Tag Archives: end of year summary

Things I wrote in 2018

New year 2019At the start of 2018 I had a few writing goals: spend the first six months of the year writing short stories (hopefully about one a month) and the last six months working on my novel draft. I hoped I’d have half of my first draft done by 2019, but I knew these were very optimistic plans.

 

Poems

I had two poems published! Which turned out to be my two publications for the year. I’m still enormously happy (and a little surprised, frankly) that every poem I’ve submitted to editors so far has been accepted for publication somewhere.

In February Only the Trees came out in Arsenika. I really love this indulgent love poem, because most of the poetry I’ve ever written was love poetry, unlike my fiction which has had a lot less romantic content. I’m so happy it found a home and people seemed to enjoy it.

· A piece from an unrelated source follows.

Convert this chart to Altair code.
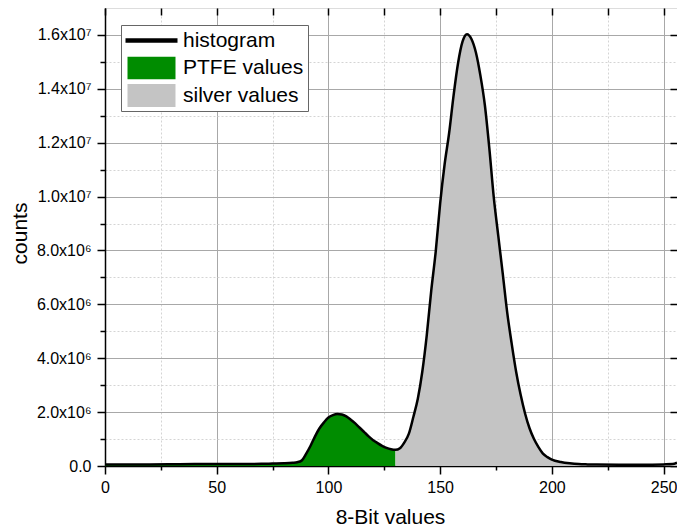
import altair as alt
import pandas as pd

# ---- data ----
bins = [0, 10, 20, 30, 40, 50, 60, 70, 75, 80, 84, 86, 88, 90, 92, 94, 96, 98,
        100, 102, 104, 106, 108, 110, 112, 114, 116, 118, 120, 122, 124, 126, 128,
        130, 132, 134, 136, 138, 140, 142, 144, 146, 148, 150, 152, 154, 156, 158,
        160, 162, 164, 166, 168, 170, 172, 174, 176, 178, 180, 182, 184, 186, 188,
        190, 192, 194, 196, 198, 200, 204, 208, 212, 216, 220, 230, 240, 250, 254, 256]
counts_millions = [0.06, 0.06, 0.06, 0.065, 0.07, 0.07, 0.075, 0.08, 0.09, 0.10, 0.12, 0.14, 0.20,
                   0.45, 0.75, 1.10, 1.40, 1.62, 1.80, 1.89, 1.93, 1.91, 1.84, 1.72, 1.58, 1.42,
                   1.26, 1.10, 0.96, 0.85, 0.75, 0.67, 0.62, 0.60, 0.66, 0.88, 1.20, 1.82, 2.50,
                   3.50, 4.85, 6.50, 7.95, 9.75, 11.20, 12.35, 13.75, 14.95, 15.75, 16.03, 15.85,
                   15.35, 14.50, 13.40, 11.80, 9.97, 8.55, 7.15, 5.70, 4.55, 3.50, 2.65, 1.95,
                   1.40, 1.00, 0.70, 0.46, 0.33, 0.24, 0.15, 0.10, 0.07, 0.06, 0.055, 0.05,
                   0.05, 0.06, 0.07, 0.12]
split_value = 130

x_ticks = list(range(0, 251, 25))
y_ticks = [i * 1000000 for i in range(0, 17)]
y_major = [0, 2000000, 4000000, 6000000, 8000000, 10000000, 12000000, 14000000, 16000000]
y_labels = ["0.0", "2.0x10\u2076", "4.0x10\u2076", "6.0x10\u2076", "8.0x10\u2076",
            "1.0x10\u2077", "1.2x10\u2077", "1.4x10\u2077", "1.6x10\u2077"]

legend_names = ["histogram", "PTFE values", "silver values"]
legend_colors = ["#000000", "#008C00", "#C4C4C4"]
legend_shapes = ["M-1,-0.09H1V0.09H-1Z",
                 "M-0.923,-0.442H0.923V0.442H-0.923Z",
                 "M-0.923,-0.442H0.923V0.442H-0.923Z"]

FONT = "Liberation Sans"

df = pd.DataFrame({"x": bins, "y": [v * 1e6 for v in counts_millions]})
legend_df = pd.DataFrame({"series": legend_names})

y_expr = "''"
for v, lab in reversed(list(zip(y_major, y_labels))):
    y_expr = f"datum.value == {v} ? '{lab}' : {y_expr}"

x_major_test = "datum.value % 50 == 0"
y_major_test = "datum.value % 2000000 == 0"

x_scale = alt.Scale(domain=[0, 256], nice=False, zero=False)
y_scale = alt.Scale(domain=[0, 17000000], nice=False)

x_axis = alt.Axis(
    values=x_ticks, title="8-Bit values",
    labelExpr=f"{x_major_test} ? datum.label : ''",
    tickSize={"condition": {"test": x_major_test, "value": 8}, "value": 4},
    gridDash={"condition": {"test": x_major_test, "value": []}, "value": [2, 2]},
    gridColor={"condition": {"test": x_major_test, "value": "#a8a8a8"}, "value": "#d4d4d4"},
    gridWidth=1, labelPadding=5, labelFontSize=16, labelFont=FONT, labelColor="black",
    titleFont=FONT, titleFontSize=21, titleFontWeight="normal", titleColor="black",
    titleBaseline="alphabetic", titleX=285, titleY=57,
    domainColor="black", domainWidth=1.5, tickColor="black", tickWidth=1.5,
    labelFlush=False, labelOverlap=False,
)
y_axis = alt.Axis(
    values=y_ticks, title="counts", labelExpr=y_expr,
    tickSize={"condition": {"test": y_major_test, "value": 8}, "value": 5},
    gridDash={"condition": {"test": y_major_test, "value": []}, "value": [2, 2]},
    gridColor={"condition": {"test": y_major_test, "value": "#a8a8a8"}, "value": "#d4d4d4"},
    gridWidth=1, labelPadding=6, labelFontSize=16, labelFont=FONT, labelColor="black",
    titleFont=FONT, titleFontSize=21, titleFontWeight="normal", titleColor="black",
    titleBaseline="alphabetic", titleX=-79, titleY=225, titleAngle=270,
    domainColor="black", domainWidth=1.5, tickColor="black", tickWidth=1.5,
    labelFlush=False, labelOverlap=False,
)
x_axis_top = alt.Axis(orient="top", values=x_ticks, labels=False, domain=False, grid=False,
                      tickSize=7, offset=-7, tickColor="black", tickWidth=1.5, title=None)
y_axis_right = alt.Axis(orient="right", values=y_major, labels=False, domain=False, grid=False,
                        tickSize=7, offset=-7, tickColor="black", tickWidth=1.5, title=None)

base = alt.Chart(df)

ptfe = base.transform_filter(f"datum.x <= {split_value}").mark_area(
    color="#008C00", interpolate="monotone"
).encode(
    x=alt.X("x:Q", scale=x_scale, axis=x_axis),
    y=alt.Y("y:Q", scale=y_scale, axis=y_axis),
)
silver = base.transform_filter(f"datum.x >= {split_value}").mark_area(
    color="#C4C4C4", interpolate="monotone"
).encode(
    x=alt.X("x:Q", scale=x_scale, axis=None),
    y=alt.Y("y:Q", scale=y_scale, axis=None),
)
line = base.mark_line(color="black", strokeWidth=2.5, interpolate="monotone").encode(
    x=alt.X("x:Q", scale=x_scale, axis=None),
    y=alt.Y("y:Q", scale=y_scale, axis=None),
)
mirror = base.mark_line(opacity=0).encode(
    x=alt.X("x:Q", scale=x_scale, axis=x_axis_top),
    y=alt.Y("y:Q", scale=y_scale, axis=y_axis_right),
)

leg = alt.Legend(
    orient="none", legendX=16, legendY=17, title=None,
    symbolSize=2704, symbolStrokeColor="#444444", symbolStrokeWidth=1, symbolOpacity=1,
    labelFontSize=21, labelFont=FONT, labelColor="black", labelOffset=5, labelLimit=0,
    strokeColor="#666666", fillColor="white", padding=4, rowPadding=4.5, clipHeight=23,
)
legend_layer = alt.Chart(legend_df).mark_point(filled=True, opacity=0).encode(
    x=alt.value(0), y=alt.value(0),
    color=alt.Color("series:N", scale=alt.Scale(domain=legend_names, range=legend_colors), legend=leg),
    shape=alt.Shape("series:N", scale=alt.Scale(domain=legend_names, range=legend_shapes), legend=leg),
)

chart = alt.layer(ptfe, silver, line, mirror, legend_layer).resolve_axis(
    x="independent", y="independent"
).properties(
    width=572, height=458,
    padding={"left": 97, "top": 0, "right": 0, "bottom": 62},
    autosize=alt.AutoSizeParams(type="none"),
).configure_view(stroke="black", strokeWidth=1.5).configure(background="white")

chart.save("out.html", embed_options={"renderer": "svg", "actions": False})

In September Strange Horizons published Survival in Six Easy Steps, probably my most political poem so far and the one I’m still the most proud of. It’s hard to talk about, for me, because it just feels like the articulation of a truth that’s been with me and will stay with me for a long while if not the rest of my life.

Nonfiction

I told myself I was going to take it easy on the nonfiction this year and focus more on fiction, but of course ended up writing the same amount of articles as last year. /o\

The full list:

I do consider it the epitome of my ~personal brand~ that I wrote an article on how to worldbuild your fictional military correctly and an article on how Romance should be taken more seriously as SF/F within months of each other. It doesn’t get more me than that.

But I got to write for four different outlets this year! Three of them entirely new for me! It has been a struggle though, to sit on my hands and NOT pitch articles about things like “The Chilling Adventures of Sabrina”, or “Titans” or “She-Ra and the Princesses of Power” because I Do Not Have Time To Write More Articles.

Short Stories

I ended up writing three short stories in the first half of 2018, about 50% of my most optimistic estimate. One was accepted for publication and will be out next year, one is still making the rounds among various magazines, one is still unfinished.

In general, writing short stories is a really long, arduous process for me, something I kind of knew going into 2018, but was hoping to somehow improve at. No joke, a short story can take me about 8 months from conception to finished product, when a full edit of my nearly-novel-length novella took me two months.

At the end of September I was lucky enough to meet Ann Leckie, one of my favorite writers, at an SF/F con and even luckier to find myself sitting next to her at a dinner table. There were a few other writers present, and I shared my experience of short stories absolute torture for me, they took so long and I felt like producing publishable stuff was an endless process. And then Ann Leckie told me I should just forget about short stories and focus on my book instead.

For some reason having that affirmation from a writer I so deeply admire gave me some kind of mental push to just say, forget about short stories for a while, focus on the novel. Whenever my brain tries to tell me I’ll never amount to anything if I can’t even produce decent short stories I can tell it to shut up because Ann Leckie told me I was allowed to focus on other things, haha.

The Novel

Oh hey, I can update about this now! Me writing a novel is a real thing, not something that exists solely in my head! The working title is Empress of Ashes.

I spent November writing 50,000 words of my first draft (all of it will be scrapped for the second draft, but that was a given), ended up doing other things entirely in December, and am now going to get back to writing that last 30k in January! Every day we get ever closer to the magical moment when I can experience resounding rejection from agents and publishers about my very own novel!

What’s next?

What’s my writing wishlist for 2019?

If I’m very, very fortunate, I hope to have the second draft of the novel done by the end of the year, and maybe even be in the process of a third draft (out of, hopefully, no more than five, but who knows). I hope I can take time in between drafts to write at least one short story (plus finish the one I started this year).

It’s a lot of grunt work. I suspect I’ll have even fewer publication credits next year, compared to this year. But I knew this time had to come if I wanted any hope of publishing a book. So, here we go.